All of the material below is to be restated word for word, apart from the pictures.

---+---

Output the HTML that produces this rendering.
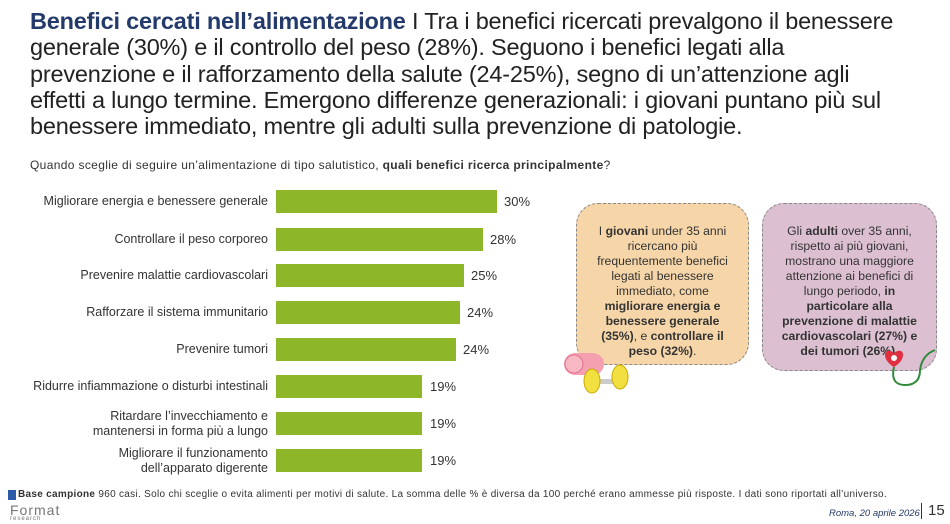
<!DOCTYPE html>
<html><head><meta charset="utf-8"><style>
body{margin:0;width:950px;height:524px;background:#fff;position:relative;overflow:hidden;font-family:"Liberation Sans",sans-serif;color:#222}
.t{position:absolute;left:30px;top:8px;width:930px;white-space:nowrap;font-size:23.5px;line-height:26.3px;letter-spacing:-0.2px;color:#222}
.t b{color:#233a6b}
.q{position:absolute;left:30px;top:158px;font-size:12px;letter-spacing:0.35px;color:#333}
.lab{position:absolute;right:682px;width:270px;text-align:right;font-size:12.5px;line-height:15px;color:#333}
.bar{position:absolute;left:276px;height:23px;background:#8db728}
.v{position:absolute;font-size:13px;color:#333}
.box{position:absolute;border:1.5px dashed #888;border-radius:22px;box-sizing:border-box;text-align:center;font-size:12.2px;line-height:15px;color:#333;padding:20px 14px}
.f{position:absolute;left:18px;top:489px;font-size:10px;letter-spacing:0.3px;color:#333}
</style></head><body>
<div class="t"><b>Benefici cercati nell’alimentazione</b> I Tra i benefici ricercati prevalgono il benessere<br>generale (30%) e il controllo del peso (28%). Seguono i benefici legati alla<br>prevenzione e il rafforzamento della salute (24-25%), segno di un’attenzione agli<br>effetti a lungo termine. Emergono differenze generazionali: i giovani puntano più sul<br>benessere immediato, mentre gli adulti sulla prevenzione di patologie.</div>
<div class="q">Quando sceglie di seguire un’alimentazione di tipo salutistico, <b>quali benefici ricerca principalmente</b>?</div>

<div class="lab" style="top:194px">Migliorare energia e benessere generale</div>
<div class="bar" style="top:190px;width:221px"></div><div class="v" style="left:504px;top:194px">30%</div>
<div class="lab" style="top:232px">Controllare il peso corporeo</div>
<div class="bar" style="top:228px;width:207px"></div><div class="v" style="left:490px;top:232px">28%</div>
<div class="lab" style="top:268px">Prevenire malattie cardiovascolari</div>
<div class="bar" style="top:264px;width:188px"></div><div class="v" style="left:471px;top:268px">25%</div>
<div class="lab" style="top:305px">Rafforzare il sistema immunitario</div>
<div class="bar" style="top:301px;width:184px"></div><div class="v" style="left:467px;top:305px">24%</div>
<div class="lab" style="top:342px">Prevenire tumori</div>
<div class="bar" style="top:338px;width:180px"></div><div class="v" style="left:463px;top:342px">24%</div>
<div class="lab" style="top:379px">Ridurre infiammazione o disturbi intestinali</div>
<div class="bar" style="top:375px;width:146px"></div><div class="v" style="left:430px;top:379px">19%</div>
<div class="lab" style="top:409px">Ritardare l’invecchiamento e<br>mantenersi in forma più a lungo</div>
<div class="bar" style="top:412px;width:146px"></div><div class="v" style="left:430px;top:416px">19%</div>
<div class="lab" style="top:446px">Migliorare il funzionamento<br>dell’apparato digerente</div>
<div class="bar" style="top:449px;width:146px"></div><div class="v" style="left:430px;top:453px">19%</div>

<div class="box" style="left:576px;top:203px;width:173px;height:162px;background:#f6d6a8">I <b>giovani</b> under 35 anni ricercano più frequentemente benefici legati al benessere immediato, come <b>migliorare energia e benessere generale (35%)</b>, e <b>controllare il peso (32%)</b>.</div>
<div class="box" style="left:762px;top:203px;width:175px;height:168px;background:#dcc0d2">Gli <b>adulti</b> over 35 anni, rispetto ai più giovani, mostrano una maggiore attenzione ai benefici di lungo periodo, <b>in particolare alla prevenzione di malattie cardiovascolari (27%) e dei tumori (26%).</b></div>
<svg style="position:absolute;left:560px;top:345px" width="80" height="60"><rect x="4" y="8" width="40" height="22" rx="11" fill="#f4a0b0"/><circle cx="14" cy="19" r="9" fill="#f7b8c4" stroke="#e07090"/><rect x="30" y="34" width="30" height="5" fill="#ccc"/><ellipse cx="32" cy="36" rx="8" ry="12" fill="#f2e040" stroke="#c9a800"/><ellipse cx="60" cy="32" rx="8" ry="12" fill="#f2e040" stroke="#c9a800"/></svg>
<svg style="position:absolute;left:880px;top:345px" width="65" height="50"><path d="M14 8 C4 0 0 14 14 22 C28 14 24 0 14 8Z" fill="#e03040"/><circle cx="14" cy="13" r="3" fill="#fff"/><path d="M14 22 Q10 40 25 40 Q40 40 40 25 Q42 10 55 5" stroke="#2f8a3a" stroke-width="2" fill="none"/></svg>

<div style="position:absolute;left:8px;top:490px;width:8px;height:10px;background:#2a5aa8"></div>
<div class="f"><b>Base campione</b> 960 casi. Solo chi sceglie o evita alimenti per motivi di salute. La somma delle % è diversa da 100 perché erano ammesse più risposte. I dati sono riportati all’universo.</div>
<div style="position:absolute;left:10px;top:502px;font-size:14px;color:#777;letter-spacing:1px">Format</div>
<div style="position:absolute;left:10px;top:516px;font-size:6px;color:#777;letter-spacing:1px">research</div>
<div style="position:absolute;left:829px;top:508px;font-size:9.5px;font-style:italic;color:#233a6b">Roma, 20 aprile 2026</div>
<div style="position:absolute;left:921px;top:503px;width:1px;height:16px;background:#333"></div>
<div style="position:absolute;left:928px;top:502px;font-size:15px;color:#333">15</div>
</body></html>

---+---

> _Final result_
Output the HTML that produces this rendering.
<!DOCTYPE html>
<html><head><meta charset="utf-8"><style>
body{margin:0;width:950px;height:524px;background:#fff;position:relative;overflow:hidden;font-family:"Liberation Sans",sans-serif;color:#222}
.t{position:absolute;left:30px;top:8px;width:930px;white-space:nowrap;font-size:23.5px;line-height:26.3px;letter-spacing:-0.2px;color:#222}
.t b{color:#233a6b}
.q{position:absolute;left:30px;top:158px;font-size:12px;letter-spacing:0.35px;color:#333}
.lab{position:absolute;right:682px;width:270px;text-align:right;font-size:12.5px;line-height:15px;color:#333}
.bar{position:absolute;left:276px;height:23px;background:#8db728}
.v{position:absolute;font-size:13px;color:#333}
.box{position:absolute;border:1.5px dashed #888;border-radius:22px;box-sizing:border-box;text-align:center;font-size:12.2px;line-height:15px;color:#333;padding:20px 14px}
.f{position:absolute;left:18px;top:489px;font-size:10px;letter-spacing:0.3px;color:#333}
</style></head><body>
<div class="t"><b>Benefici cercati nell’alimentazione</b> I Tra i benefici ricercati prevalgono il benessere<br>generale (30%) e il controllo del peso (28%). Seguono i benefici legati alla<br>prevenzione e il rafforzamento della salute (24-25%), segno di un’attenzione agli<br>effetti a lungo termine. Emergono differenze generazionali: i giovani puntano più sul<br>benessere immediato, mentre gli adulti sulla prevenzione di patologie.</div>
<div class="q">Quando sceglie di seguire un’alimentazione di tipo salutistico, <b>quali benefici ricerca principalmente</b>?</div>

<div class="lab" style="top:194px">Migliorare energia e benessere generale</div>
<div class="bar" style="top:190px;width:221px"></div><div class="v" style="left:504px;top:194px">30%</div>
<div class="lab" style="top:232px">Controllare il peso corporeo</div>
<div class="bar" style="top:228px;width:207px"></div><div class="v" style="left:490px;top:232px">28%</div>
<div class="lab" style="top:268px">Prevenire malattie cardiovascolari</div>
<div class="bar" style="top:264px;width:188px"></div><div class="v" style="left:471px;top:268px">25%</div>
<div class="lab" style="top:305px">Rafforzare il sistema immunitario</div>
<div class="bar" style="top:301px;width:184px"></div><div class="v" style="left:467px;top:305px">24%</div>
<div class="lab" style="top:342px">Prevenire tumori</div>
<div class="bar" style="top:338px;width:180px"></div><div class="v" style="left:463px;top:342px">24%</div>
<div class="lab" style="top:379px">Ridurre infiammazione o disturbi intestinali</div>
<div class="bar" style="top:375px;width:146px"></div><div class="v" style="left:430px;top:379px">19%</div>
<div class="lab" style="top:409px">Ritardare l’invecchiamento e<br>mantenersi in forma più a lungo</div>
<div class="bar" style="top:412px;width:146px"></div><div class="v" style="left:430px;top:416px">19%</div>
<div class="lab" style="top:446px">Migliorare il funzionamento<br>dell’apparato digerente</div>
<div class="bar" style="top:449px;width:146px"></div><div class="v" style="left:430px;top:453px">19%</div>

<div class="box" style="left:576px;top:203px;width:173px;height:162px;background:#f6d6a8">I <b>giovani</b> under 35 anni ricercano più frequentemente benefici legati al benessere immediato, come <b>migliorare energia e benessere generale (35%)</b>, e <b>controllare il peso (32%)</b>.</div>
<div class="box" style="left:762px;top:203px;width:175px;height:168px;background:#dcc0d2">Gli <b>adulti</b> over 35 anni, rispetto ai più giovani, mostrano una maggiore attenzione ai benefici di lungo periodo, <b>in particolare alla prevenzione di malattie cardiovascolari (27%) e dei tumori (26%).</b></div>
<svg style="position:absolute;left:560px;top:345px" width="80" height="60"><rect x="4" y="8" width="40" height="22" rx="11" fill="#f4a0b0"/><circle cx="14" cy="19" r="9" fill="#f7b8c4" stroke="#e07090"/><rect x="30" y="34" width="30" height="5" fill="#ccc"/><ellipse cx="32" cy="36" rx="8" ry="12" fill="#f2e040" stroke="#c9a800"/><ellipse cx="60" cy="32" rx="8" ry="12" fill="#f2e040" stroke="#c9a800"/></svg>
<svg style="position:absolute;left:880px;top:345px" width="65" height="50"><path d="M14 8 C4 0 0 14 14 22 C28 14 24 0 14 8Z" fill="#e03040"/><circle cx="14" cy="13" r="3" fill="#fff"/><path d="M14 22 Q10 40 25 40 Q40 40 40 25 Q42 10 55 5" stroke="#2f8a3a" stroke-width="2" fill="none"/></svg>

<div style="position:absolute;left:8px;top:490px;width:8px;height:10px;background:#2a5aa8"></div>
<div class="f"><b>Base campione</b> 960 casi. Solo chi sceglie o evita alimenti per motivi di salute. La somma delle % è diversa da 100 perché erano ammesse più risposte. I dati sono riportati all’universo.</div>
<div style="position:absolute;left:10px;top:502px;font-size:14px;color:#777;letter-spacing:1px">Format</div>
<div style="position:absolute;left:10px;top:516px;font-size:6px;color:#777;letter-spacing:1px">research</div>
<div style="position:absolute;left:829px;top:508px;font-size:9.5px;font-style:italic;color:#233a6b">Roma, 20 aprile 2026</div>
<div style="position:absolute;left:921px;top:503px;width:1px;height:16px;background:#333"></div>
<div style="position:absolute;left:928px;top:502px;font-size:15px;color:#333">15</div>
</body></html>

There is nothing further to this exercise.